• GIVEN PROBLEM: The line containing "text=gray] (colla) at" marks the end: extract everything from the first line of the data through that line, exactly, with no pictures.

• COLLECTED MATERIAL:
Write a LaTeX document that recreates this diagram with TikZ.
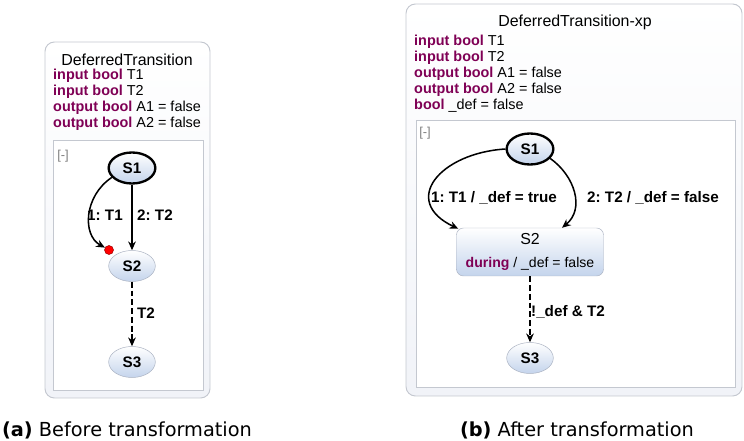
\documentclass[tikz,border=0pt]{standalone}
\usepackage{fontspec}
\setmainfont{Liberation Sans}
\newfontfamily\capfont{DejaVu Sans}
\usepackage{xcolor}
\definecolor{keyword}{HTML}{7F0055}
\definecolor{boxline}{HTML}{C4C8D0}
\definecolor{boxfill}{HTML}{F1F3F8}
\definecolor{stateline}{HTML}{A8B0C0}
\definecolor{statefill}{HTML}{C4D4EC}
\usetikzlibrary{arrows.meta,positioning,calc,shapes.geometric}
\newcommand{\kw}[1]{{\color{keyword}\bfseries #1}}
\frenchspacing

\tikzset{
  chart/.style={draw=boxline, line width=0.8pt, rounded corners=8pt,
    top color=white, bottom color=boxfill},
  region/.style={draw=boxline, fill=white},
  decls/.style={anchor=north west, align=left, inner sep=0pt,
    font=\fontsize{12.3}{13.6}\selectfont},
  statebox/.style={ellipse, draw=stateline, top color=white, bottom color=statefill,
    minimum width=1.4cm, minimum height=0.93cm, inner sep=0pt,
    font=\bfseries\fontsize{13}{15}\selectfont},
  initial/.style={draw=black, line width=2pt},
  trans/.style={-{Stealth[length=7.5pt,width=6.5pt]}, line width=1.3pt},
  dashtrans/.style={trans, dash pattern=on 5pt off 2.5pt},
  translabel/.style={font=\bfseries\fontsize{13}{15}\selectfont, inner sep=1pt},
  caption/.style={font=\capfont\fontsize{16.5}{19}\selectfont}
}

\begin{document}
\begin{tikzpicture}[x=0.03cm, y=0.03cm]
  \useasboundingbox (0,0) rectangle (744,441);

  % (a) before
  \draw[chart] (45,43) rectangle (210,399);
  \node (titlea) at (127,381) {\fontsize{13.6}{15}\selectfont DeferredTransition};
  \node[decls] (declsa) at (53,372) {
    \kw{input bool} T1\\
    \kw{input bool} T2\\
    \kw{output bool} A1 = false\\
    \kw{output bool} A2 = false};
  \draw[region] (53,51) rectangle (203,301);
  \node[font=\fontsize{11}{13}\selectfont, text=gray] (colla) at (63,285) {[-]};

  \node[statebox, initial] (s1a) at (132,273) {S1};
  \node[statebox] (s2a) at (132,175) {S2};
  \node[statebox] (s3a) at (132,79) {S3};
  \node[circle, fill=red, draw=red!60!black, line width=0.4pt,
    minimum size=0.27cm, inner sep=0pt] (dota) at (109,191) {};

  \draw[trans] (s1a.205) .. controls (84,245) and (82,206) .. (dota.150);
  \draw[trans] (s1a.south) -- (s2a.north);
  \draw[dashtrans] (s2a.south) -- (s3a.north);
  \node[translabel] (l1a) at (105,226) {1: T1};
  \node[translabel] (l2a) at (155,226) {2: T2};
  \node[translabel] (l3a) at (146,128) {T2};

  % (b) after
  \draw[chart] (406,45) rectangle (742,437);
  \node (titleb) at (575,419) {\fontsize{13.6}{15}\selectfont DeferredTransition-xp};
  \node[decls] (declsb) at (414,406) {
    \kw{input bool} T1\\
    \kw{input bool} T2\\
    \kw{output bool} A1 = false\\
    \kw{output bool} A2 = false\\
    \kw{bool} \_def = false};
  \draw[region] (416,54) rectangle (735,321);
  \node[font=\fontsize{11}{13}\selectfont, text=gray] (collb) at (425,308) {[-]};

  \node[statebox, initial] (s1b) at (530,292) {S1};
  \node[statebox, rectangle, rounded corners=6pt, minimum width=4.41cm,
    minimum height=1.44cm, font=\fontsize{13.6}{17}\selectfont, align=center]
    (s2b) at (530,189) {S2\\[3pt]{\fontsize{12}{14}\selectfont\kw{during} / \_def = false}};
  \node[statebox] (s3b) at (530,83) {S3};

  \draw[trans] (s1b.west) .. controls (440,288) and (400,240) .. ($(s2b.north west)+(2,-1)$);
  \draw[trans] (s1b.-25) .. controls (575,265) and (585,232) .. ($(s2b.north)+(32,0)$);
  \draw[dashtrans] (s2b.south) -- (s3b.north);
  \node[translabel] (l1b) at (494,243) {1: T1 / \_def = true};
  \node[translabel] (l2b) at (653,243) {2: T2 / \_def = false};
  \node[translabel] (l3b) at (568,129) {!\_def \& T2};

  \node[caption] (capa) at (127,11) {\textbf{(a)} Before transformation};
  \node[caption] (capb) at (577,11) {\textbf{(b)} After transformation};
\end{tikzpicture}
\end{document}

• TASK SOLUTION:
Write a LaTeX document that recreates this diagram with TikZ.
\documentclass[tikz,border=0pt]{standalone}
\usepackage{fontspec}
\setmainfont{Liberation Sans}
\newfontfamily\capfont{DejaVu Sans}
\usepackage{xcolor}
\definecolor{keyword}{HTML}{7F0055}
\definecolor{boxline}{HTML}{C4C8D0}
\definecolor{boxfill}{HTML}{F1F3F8}
\definecolor{stateline}{HTML}{A8B0C0}
\definecolor{statefill}{HTML}{C4D4EC}
\usetikzlibrary{arrows.meta,positioning,calc,shapes.geometric}
\newcommand{\kw}[1]{{\color{keyword}\bfseries #1}}
\frenchspacing

\tikzset{
  chart/.style={draw=boxline, line width=0.8pt, rounded corners=8pt,
    top color=white, bottom color=boxfill},
  region/.style={draw=boxline, fill=white},
  decls/.style={anchor=north west, align=left, inner sep=0pt,
    font=\fontsize{12.3}{13.6}\selectfont},
  statebox/.style={ellipse, draw=stateline, top color=white, bottom color=statefill,
    minimum width=1.4cm, minimum height=0.93cm, inner sep=0pt,
    font=\bfseries\fontsize{13}{15}\selectfont},
  initial/.style={draw=black, line width=2pt},
  trans/.style={-{Stealth[length=7.5pt,width=6.5pt]}, line width=1.3pt},
  dashtrans/.style={trans, dash pattern=on 5pt off 2.5pt},
  translabel/.style={font=\bfseries\fontsize{13}{15}\selectfont, inner sep=1pt},
  caption/.style={font=\capfont\fontsize{16.5}{19}\selectfont}
}

\begin{document}
\begin{tikzpicture}[x=0.03cm, y=0.03cm]
  \useasboundingbox (0,0) rectangle (744,441);

  % (a) before
  \draw[chart] (45,43) rectangle (210,399);
  \node (titlea) at (127,381) {\fontsize{13.6}{15}\selectfont DeferredTransition};
  \node[decls] (declsa) at (53,372) {
    \kw{input bool} T1\\
    \kw{input bool} T2\\
    \kw{output bool} A1 = false\\
    \kw{output bool} A2 = false};
  \draw[region] (53,51) rectangle (203,301);
  \node[font=\fontsize{11}{13}\selectfont, text=gray] (colla) at (63,285) {[-]};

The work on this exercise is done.